Antiferroelectricity and ferroelectricity in A-site doped silver niobate lead-free ceramics

Abstract

AgNbO3-based ceramics have been considered as promising lead-free materials for energy storage applications. The antiferroelectricity stability is a key factor for energy storage performance, which can be affected by Goldschmidt tolerance factor (t), phase structure and so on. The competition between t and phase structure was designed in A-site doped AgNbO3 ceramics. Li-doping leads to reduced t and a phase transition from monoclinic antiferroelectric phase to rhombohedral ferroelectric phase. Na-doping results in decreased t without phase transition.

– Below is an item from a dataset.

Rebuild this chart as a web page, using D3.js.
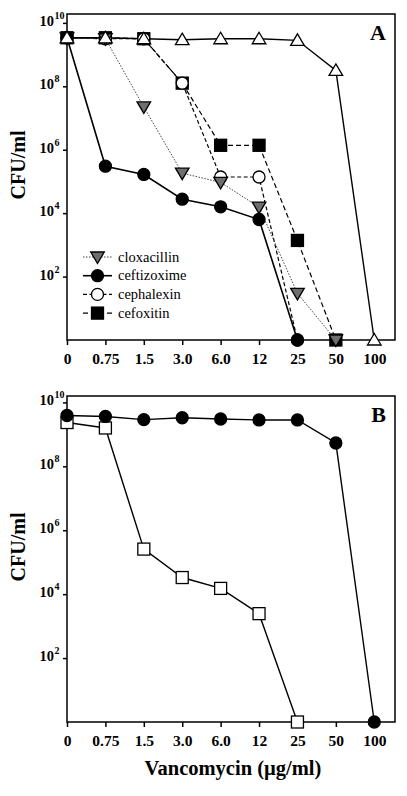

K-doping causes a phase transition from monoclinic antiferroelectric phase to orthorhombic ferroelectric phase. The enhanced ferroelectricity in (Ag1-xLix)NbO3 and (Ag1-xKx)NbO3 ceramics is due to the appearances of rhombohedral and orthorhombic phase, respectively. The enhanced antiferroelectricity in (Ag1-xNax)NbO3 ceramics is attributed to the decreased t. By analyzing t, phase structure and antiferroelectricity/ferroelectricity, it seems that the phase structure is dominating in determining the ferroelectricity/antiferroelectricity rather than t in A-site doped AgNbO3 ceramics.